Table 1. Performance comparison with previous terahertz graphene absorbers.

Ref.	Polarization	Number of Passbands	Normalized ${}^1$ Bandwidth	Number of Graphene Layers
[20]	dual	0	14.7% (4.8–5.56 THz)	3
[21]	single	0	84.6% (4.7–11.6 THz)	3
[25]	single	0	41.3% (2.5–3.8 THz)	1
[33]	dual	1	66.7% (0.5–1 THz)	1
This work	dual	2	43.5%/7.2% (0.54–0.84 THz, 2.13–2.29 THz)	1

${}^1$ Normalized absorption bandwidth of 90%.

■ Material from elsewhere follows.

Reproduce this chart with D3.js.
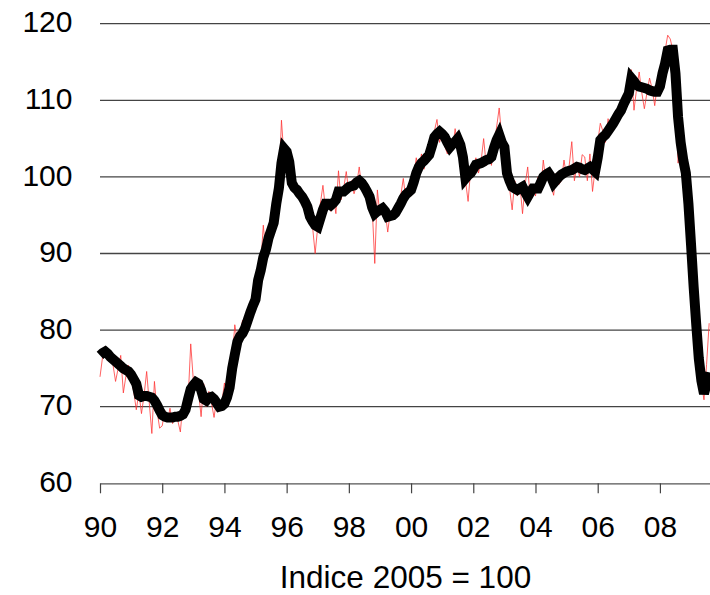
<!DOCTYPE html>
<html><head><meta charset="utf-8">
<script src="https://cdn.jsdelivr.net/npm/d3@7"></script>
<style>
body{margin:0;background:#fff;}
svg text{font-family:"Liberation Sans",Arial,sans-serif;fill:#000;}
</style>
</head><body>
<svg id="chart" width="710" height="595"></svg>
<script>
// ---- data (monthly, Jan 1990 .. Aug 2009) ----
const startYear = 1990;
const monthlyIndex = [
  73.9,76.5,77.9,77.2,76.0,75.5,73.3,75.0,76.7,71.8,74.0,75.4,   // 1990
  73.5,72.0,69.6,71.8,69.1,71.5,74.6,70.5,66.5,73.3,69.5,67.2,   // 1991
  67.5,69.5,68.0,69.8,67.8,69.0,68.2,66.7,70.5,68.5,71.0,78.2,   // 1992
  73.5,72.5,72.0,68.7,73.0,70.0,72.0,70.5,68.6,71.0,69.5,70.5,   // 1993
  73.1,71.0,73.0,76.0,80.7,78.5,79.5,81.3,80.0,81.8,82.5,83.5,   // 1994
  85.0,86.0,88.5,93.7,90.0,92.5,93.5,94.5,96.5,99.0,107.4,102.5, // 1995
  104.0,100.5,98.5,99.2,97.5,98.5,96.5,97.8,95.5,95.0,93.5,90.0, // 1996
  93.5,96.5,98.9,95.8,97.0,95.5,97.5,95.2,100.8,97.0,98.5,100.7, // 1997
  98.0,99.5,97.8,99.0,101.3,98.5,99.0,97.0,98.5,96.0,88.7,98.3,  // 1998
  95.0,96.5,95.5,92.8,95.5,94.5,96.0,95.5,97.5,99.8,97.0,98.5,   // 1999
  97.5,100.0,102.5,100.5,103.0,101.0,103.5,102.0,104.5,106.0,107.5,104.5, // 2000
  106.0,104.0,103.0,104.5,103.5,106.3,104.0,105.5,101.0,99.5,96.8,101.0,  // 2001
  100.0,102.5,100.5,102.0,105.0,101.5,103.0,101.5,104.0,106.5,109.0,105.0,// 2002
  104.5,99.5,98.5,95.7,99.5,97.5,99.0,95.2,99.0,101.3,97.0,99.0,          // 2003
  97.5,100.0,98.0,102.2,99.5,101.0,99.0,97.6,100.5,99.0,99.5,102.2,       // 2004
  100.0,101.5,104.6,99.5,101.5,100.0,102.9,102.6,99.5,103.0,98.1,101.0,   // 2005
  104.5,107.0,106.0,104.5,107.6,106.0,107.5,108.0,107.8,109.0,110.0,111.0,// 2006
  112.0,114.0,108.7,111.5,113.7,111.0,108.9,111.0,112.9,111.5,109.3,112.0,// 2007
  112.0,114.0,116.5,118.5,118.0,116.5,110.0,101.8,104.5,101.5,100.0,95.0, // 2008
  90.0,85.0,80.0,75.5,73.0,70.9,75.5,80.9                                 // 2009
];
const trendIndex = [
  76.7,77.0,77.2,76.9,76.5,76.2,75.9,75.6,75.3,75.0,74.8,74.6,   // 1990
  74.2,73.6,73.0,71.5,71.3,71.4,71.4,71.3,71.2,70.8,70.2,69.5,   // 1991
  68.9,68.7,68.6,68.6,68.6,68.7,68.7,68.8,69.0,69.6,71.0,72.3,   // 1992
  72.8,73.2,73.0,72.2,71.0,70.8,71.2,71.3,71.0,70.5,70.0,70.1,   // 1993
  70.4,71.2,72.5,75.0,76.8,78.5,79.2,79.6,80.3,81.3,82.3,83.2,   // 1994
  84.0,86.5,87.8,89.5,90.5,92.0,93.0,94.0,96.5,98.5,101.8,103.7, // 1995
  103.3,102.0,99.2,98.6,98.3,97.8,97.4,96.8,96.1,94.8,94.2,93.7, // 1996
  93.5,94.6,95.7,96.5,96.5,96.3,96.6,97.0,98.1,98.1,98.1,98.4,   // 1997
  98.7,98.8,98.9,99.3,99.5,99.2,98.7,98.1,97.4,96.0,95.2,95.5,   // 1998
  95.7,95.9,95.5,94.8,94.9,95.0,95.3,95.9,96.5,97.2,97.7,98.0,   // 1999
  98.3,99.3,100.5,101.3,101.8,102.1,102.5,102.9,104.0,105.2,105.6,105.9, // 2000
  105.6,105.2,104.5,103.9,104.3,104.6,105.0,104.2,102.6,99.8,100.2,100.5, // 2001
  101.0,101.6,101.7,101.8,102.0,102.2,102.3,102.6,103.8,104.8,105.5,104.5,// 2002
  103.9,100.5,99.5,98.7,98.5,98.3,98.5,98.7,98.0,97.4,98.0,98.5,          // 2003
  98.5,98.5,99.2,100.0,100.3,100.5,100.0,99.2,99.6,100.0,100.3,100.5,     // 2004
  100.7,100.8,100.9,101.1,101.3,101.2,101.0,100.9,101.1,101.3,101.0,100.7,// 2005
  102.5,104.8,105.2,105.5,106.0,106.5,107.0,107.6,108.2,108.7,109.5,110.2,// 2006
  110.9,112.9,112.5,112.0,111.8,111.7,111.6,111.5,111.3,111.2,111.1,111.1,// 2007
  111.8,113.5,114.8,116.5,116.6,116.6,113.5,107.8,104.5,102.2,100.5,96.5, // 2008
  91.2,85.7,80.8,76.3,73.4,71.7,73.0,74.5                                 // 2009
];
const xTickYears = [1990,1992,1994,1996,1998,2000,2002,2004,2006,2008];
const xTickLabels = ["90","92","94","96","98","00","02","04","06","08"];
const yTicks = [60,70,80,90,100,110,120];
const gridValues = [70,80,90,100,110,120];
const axisTitle = "Indice 2005 = 100";

// ---- layout ----
const svg = d3.select("#chart");
const plotLeft = 100, plotRight = 710, plotTop = 23.7, plotBottom = 483.3;
const x = d3.scaleLinear().domain([1990, 2009.61]).range([plotLeft, plotRight]);
const y = d3.scaleLinear().domain([60, 120]).range([plotBottom, plotTop]);
const monthDate = i => startYear + i / 12;

// gridlines
svg.append("g").selectAll("line").data(gridValues).join("line")
  .attr("x1", plotLeft).attr("x2", plotRight)
  .attr("y1", d => y(d)).attr("y2", d => y(d))
  .attr("stroke", "#444").attr("stroke-width", 1.3);

// y labels
svg.append("g").selectAll("text").data(yTicks).join("text")
  .attr("x", 72.5).attr("y", d => y(d) + 8.7)
  .attr("text-anchor", "end").attr("font-size", 30)
  .text(d => d);

// x axis
const xAxis = d3.axisBottom(x)
  .tickValues(xTickYears)
  .tickFormat((d, i) => xTickLabels[i])
  .tickSize(10).tickSizeOuter(0).tickPadding(20);
const gx = svg.append("g").attr("transform", `translate(0,${plotBottom})`).call(xAxis);
gx.select(".domain").attr("stroke", "#555").attr("stroke-width", 1.3);
gx.selectAll(".tick line").attr("stroke", "#444").attr("stroke-width", 1.2);
gx.selectAll(".tick text").attr("font-size", 30)
  .attr("font-family", "Liberation Sans, Arial, sans-serif")
  .attr("dy", null).attr("y", 53.5);

// series
const lineGen = d3.line().x((d, i) => x(monthDate(i))).y(d => y(d));
svg.append("path").datum(monthlyIndex)
  .attr("d", lineGen).attr("fill", "none")
  .attr("stroke", "#ff3030").attr("stroke-width", 0.9).attr("stroke-opacity", 0.85);
svg.append("path").datum(trendIndex)
  .attr("d", lineGen).attr("fill", "none")
  .attr("stroke", "#000").attr("stroke-width", 10)
  .attr("stroke-linejoin", "miter").attr("stroke-linecap", "butt");

// axis title
svg.append("text").attr("x", 405.5).attr("y", 588)
  .attr("text-anchor", "middle").attr("font-size", 31.5)
  .text(axisTitle);
</script>
</body></html>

. The results show that although the proposed absorber has narrow absorbing bandwidths, it has two absorption bands and two passbands and is dual polarized. Since there is only one layer of graphene, it is easy to fabricate.

4. Conclusions

In summary, we have demonstrated a dual-band terahertz absorber based on graphene with two passbands. The absorber is composed of a cross-elliptical graphene layer, a double-loop FSS layer and a SiO${}_2$ substrate between the two layers. The two absorption bands are achieved by electric resonance and magnetic resonance. The first passband is a low-passband below the lower absorption band, and the second passband is between the two absorption bands. The absorbing peaks can be regulated by chemical potential while the passbands are nearly independent of chemical potential. Furthermore, the performance of our absorber under oblique incidence is investigated and shows angle-independent and polarization-insensitive properties. The absorber has potential applications in filtering, sensing, detecting and antenna stealth.